Одно индивидуальное представление мы обнаруживаем в конце книги Дэвида Харви в виде мечты о мире 2020 года, мечты о будущем, вдохновленной утопией Томаса Мора. Харви не только описывает экономические и экологические катастрофы, ведущие к новому мировому порядку, но, среди прочего, говорит о смерти. В утопии Харви множество обрядов смерти варьируются от «относительно личных и тихих до очень социальных и даже шумных»[768]
. Люди не боятся смерти, но принимают ее как нормальную часть жизни; смерть — это время печали и праздника, «момент вечного возвращения человеческого духа к своим истокам и момент передачи всего, что было достигнуто в жизни, новому поколению». Он помогает людям подвести итоги своей жизни «и вновь посвятить себя деятельности и отношениям, которые будут достойны передачи будущим поколениям»[769]. В отличие от остального пророческого сна Харви, тема смерти более или менее отражает наш современный мир; это наименее художественное из его видений; по крайней мере, так представляется, когда мы узнаем о разнообразии сегодняшних подходов к смерти, особенно в Западной Европе, которая, возможно, в настоящее время предлагает больше возможностей для индивидуальных похорон и реакций на смерть, чем Харви наблюдает в Сиэтле. Другое проявление индивидуализма отражается в таких книгах, как «Справочник по естественной смерти»[770], в котором описываются всевозможные проблемы, связанные со смертью и похоронами, для общества потребления, где выбор образа жизни распространяется и на похороны.Гораздо более традиционным оказывается предисловие ко второму изданию классического трактата «Тибетская книга мертвых», где Эванс-Вентц поднял вопрос, который все еще актуален в свете разнообразных трактовок смерти, которые мы рассмотрели в этой книге[771]
. Он говорит о нежелании умирать, существующем на Западе, которое, казалось, идет рука об руку с общим незнанием смерти. Это предисловие было написано в 1948 году, вскоре после Второй мировой войны. С тех пор многое изменилось. Тем не менее вопрос о нежелании умирать следует рассматривать в широком контексте знаний и схем понимания смерти.Желание и знания могут быть тесно связаны. Возможно, например, что одна из причин, по которой смерть широко не обсуждается в западных обществах, заключается как раз в отсутствии рамок для ее обсуждения; нет основания для риторики. Это сильно отличается от картины, нарисованной Витебским в проницательном и запоминающемся исследовании Соры в восточной Индии, где «диалоги с мертвыми» составляют обширную основу для размышлений о смерти и участия в горе[772]

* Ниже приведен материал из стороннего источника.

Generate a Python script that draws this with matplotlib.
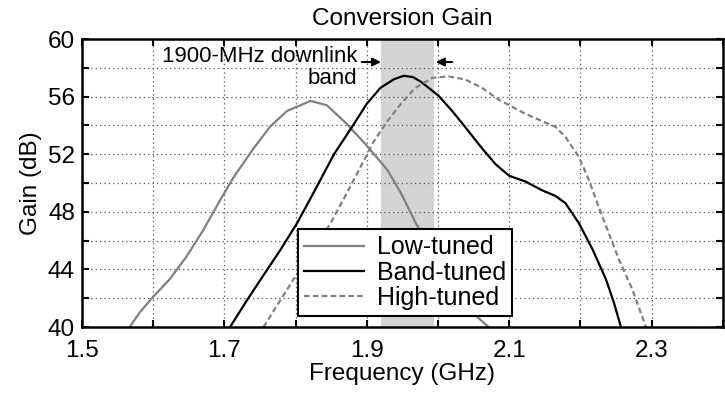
import matplotlib
matplotlib.use('Agg')
import matplotlib.pyplot as plt
from matplotlib.ticker import FuncFormatter

plt.rcParams['font.family'] = ['Liberation Sans', 'DejaVu Sans']

# measured conversion gain (GHz, dB)
low_freq = [1.567, 1.581, 1.600, 1.623, 1.647, 1.670, 1.694, 1.713, 1.741, 1.764,
            1.788, 1.821, 1.844, 1.872, 1.900, 1.929, 1.948, 1.969, 2.000, 2.025,
            2.053, 2.071]
low_gain = [40.0, 41.0, 42.1, 43.3, 44.9, 46.7, 48.8, 50.4, 52.4, 53.9,
            55.0, 55.7, 55.4, 54.1, 52.6, 50.9, 49.3, 47.2, 44.6, 42.6,
            40.8, 40.0]

band_freq = [1.708, 1.731, 1.755, 1.778, 1.802, 1.825, 1.854, 1.882, 1.900, 1.919,
             1.938, 1.952, 1.965, 1.977, 2.001, 2.020, 2.038, 2.062, 2.081, 2.100,
             2.123, 2.146, 2.165, 2.179, 2.198, 2.217, 2.236, 2.247, 2.257]
band_gain = [40.0, 41.8, 43.6, 45.3, 47.2, 49.3, 52.0, 54.1, 55.5, 56.6,
             57.2, 57.45, 57.35, 57.0, 56.05, 55.0, 53.9, 52.4, 51.3, 50.5,
             50.1, 49.5, 49.1, 48.6, 47.2, 45.4, 43.3, 41.7, 40.0]

high_freq = [1.755, 1.774, 1.797, 1.825, 1.849, 1.872, 1.891, 1.910, 1.929, 1.948,
             1.968, 1.992, 2.015, 2.038, 2.062, 2.085, 2.100, 2.123, 2.146, 2.165,
             2.179, 2.198, 2.212, 2.226, 2.240, 2.254, 2.273, 2.292]
high_gain = [40.0, 41.5, 43.3, 45.3, 47.2, 49.3, 51.1, 52.9, 54.3, 55.5,
             56.6, 57.3, 57.4, 57.2, 56.6, 55.8, 55.4, 54.8, 54.3, 53.9,
             53.2, 51.8, 50.2, 48.3, 46.5, 44.7, 42.6, 40.0]

band_lo, band_hi = 1.92, 1.995
x_ticks = [1.5, 1.6, 1.7, 1.8, 1.9, 2.0, 2.1, 2.2, 2.3, 2.4]
y_ticks = [40, 42, 44, 46, 48, 50, 52, 54, 56, 58, 60]

fig = plt.figure(figsize=(7.25, 3.94), dpi=100)
ax = fig.add_axes([0.113, 0.170, 0.884, 0.731])

ax.axvspan(band_lo, band_hi, color='#d4d4d4', lw=0, zorder=1)
ax.plot(low_freq, low_gain, color='#808080', lw=1.6, label='Low-tuned', zorder=3)
ax.plot(band_freq, band_gain, color='black', lw=1.6, label='Band-tuned', zorder=3)
ax.plot(high_freq, high_gain, color='#808080', lw=1.6, ls=(0, (2.5, 1.5)),
        label='High-tuned', zorder=3)

ax.set_xlim(1.5, 2.4)
ax.set_ylim(40, 60)
ax.set_xticks(x_ticks)
ax.set_yticks(y_ticks)
# label every other tick only
ax.xaxis.set_major_formatter(FuncFormatter(
    lambda v, p: '%.1f' % v if p % 2 == 0 and p < 9 else ''))
ax.yaxis.set_major_formatter(FuncFormatter(
    lambda v, p: '%d' % v if p % 2 == 0 else ''))
ax.tick_params(direction='in', length=5, width=1.5, top=True, right=True,
               labelsize=17.5)
ax.tick_params(axis='x', pad=9)
ax.tick_params(axis='y', pad=5)
ax.grid(True, color='#555555', ls=(0, (1, 2.5)), lw=0.9, zorder=0)
for s in ax.spines.values():
    s.set_linewidth(1.8)
    s.set_zorder(5)

ax.set_title('Conversion Gain', fontsize=17.5, pad=10)
ax.set_xlabel('Frequency (GHz)', fontsize=17.5, labelpad=1)
ax.set_ylabel('Gain (dB)', fontsize=17.5, labelpad=4)

ax.text(1.887, 58.0, '1900-MHz downlink\nband', ha='right', va='center',
        fontsize=16, linespacing=1.05, zorder=4)
ax.annotate('', xy=(band_lo, 58.4), xytext=(1.893, 58.4),
            arrowprops=dict(arrowstyle='-|>', color='black', lw=1.5,
                            mutation_scale=12, shrinkA=0, shrinkB=0))
ax.annotate('', xy=(band_hi + 0.002, 58.4), xytext=(2.02, 58.4),
            arrowprops=dict(arrowstyle='-|>', color='black', lw=1.5,
                            mutation_scale=12, shrinkA=0, shrinkB=0))

leg = ax.legend(loc='lower right', bbox_to_anchor=(0.671, 0.038), fontsize=18,
                fancybox=False, framealpha=1, edgecolor='black',
                handlelength=2.4, borderpad=0.25, labelspacing=0.05,
                handletextpad=0.5, borderaxespad=0)
leg.get_frame().set_linewidth(1.5)
leg.set_zorder(6)

fig.savefig('out.png', dpi=100)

. «Диалоги с мертвыми, — пишет он, — касаются не смерти, а жизни: только имея представление о том, что значит быть мертвым, можно понять, что значит быть живым»[773]. Его богатый этнографический материал представляет собой модель образцового исследования риторики слов против смерти.Многие современные городские общества вполне могут выработать собственные модели вербальной реакции, не в последнюю очередь в терминах медицинского состояния умершего, — темы, которую гораздо легче обсуждать, чем любое предполагаемое духовное состояние. Возможно, одна из причин, по которой распространение хосписов воспринимается так положительно, заключается в том, что они связывают вопросы гуманности с широким медицинским контекстом, но не смешивают их. Именно тогда, когда возникает ясная философия, например атеизм или более новые экологические или природные мировоззрения, люди могут снова говорить о своей смерти и подготовке к ней. Многие современные разговоры о смерти сосредотачиваются на личной самореализации и на ее обратной стороне, страхе перед старостью, болезнью или дряхлостью. Людям, возможно, еще предстоит стать более изобретательными в том, как они воспринимают смерть, особенно в своей семье и среди близких. Например, Майкл Леси в захватывающем исследовании контекстов смерти в современной жизни рассказывает, как его уже престарелый отец, столкнувшийся со всевозможными трудностями, будучи молодым человеком и не говоря по-английски, но стремясь иммигрировать в США[774]
, когда постарел, стал подавленным и больным, уже только ждал смерти, пока сын не повторил его жизненную историю со всеми невзгодами, но преодолел их и стал успешным врачом. Теперь он подходит к тому моменту, когда должен «найти способ переживать все это до самой смерти»[775]. Независимо от религии или секулярной системы ценностей, чтобы жить, нужна смелость.